1988 ruling still stifling student free speech


A 1988 U.S. Supreme Court ruling that students don’t have First Amendment protection when they write for school newspapers has become a “censorship tsunami” that lets school and college administrators shoot down anything they fear would tarnish the school or college’s images.

Over the years, it has tranquilized free speech far beyond journalism, secondary schools, school-sponsored speech, and print publications, says law professor Richard Peltz-Steele at University of Arkansas at Little Rock.

The ruling had its roots at East Hazelwood High School in St. Louis, Mo., where the principal objected to stories produced by journalism students for the school newspaper on teen pregnancy and a classmate coping with her parents’ divorce.
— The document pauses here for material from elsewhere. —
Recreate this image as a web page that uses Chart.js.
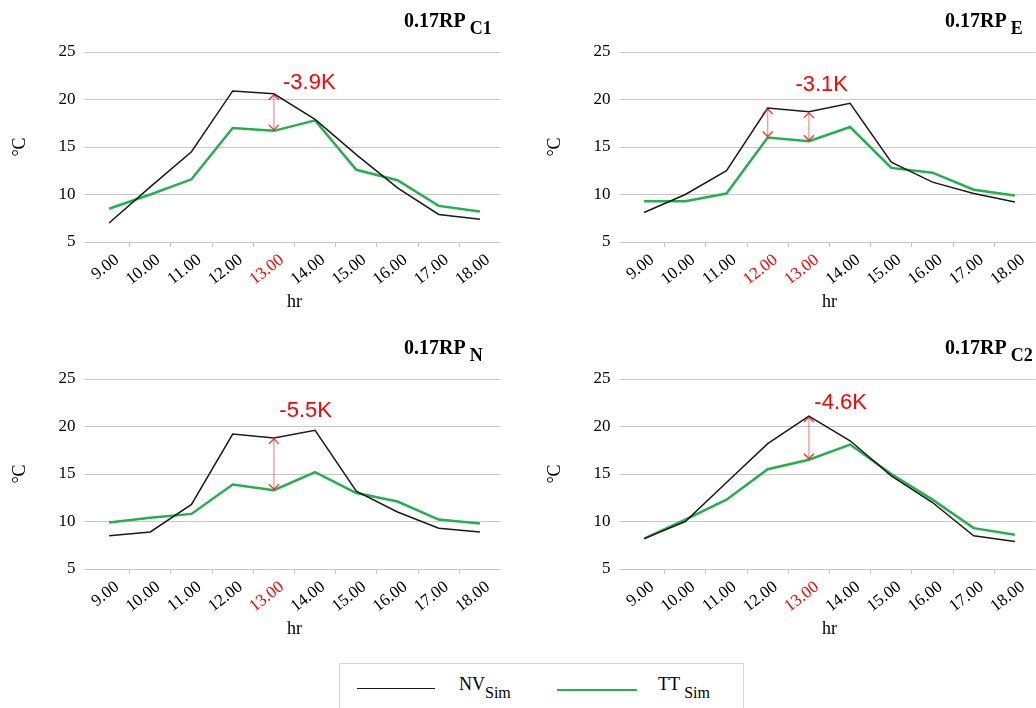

The principal said the stories were editorially unsound and unfit for an adolescent audience.

Student Press Law Center Executive Director Frank LoMonte said the Hazelwood ruling is used routinely to defend such things as:

Auburn University at Montgomery removing a 51-year-old graduate student from its nursing program for speaking out about disciplinary policies.
  
Chicago’s Stevenson High School banning a school newspaper story about an anonymous student discussing the ease of obtaining drugs on campus.

The effect has been chilling on challenging school censorship. There has been no such lawsuit in five years.

There was even an unsuccessful attempt to justify censorship of a student’s Facebook page under the Hazelwood ruling by the University of Minnesota.

Says LeMonte: “It’s disheartening to see anyone censored, but it’s doubly disheartening when people are so frightened and intimidated that they won’t even speak up about it.”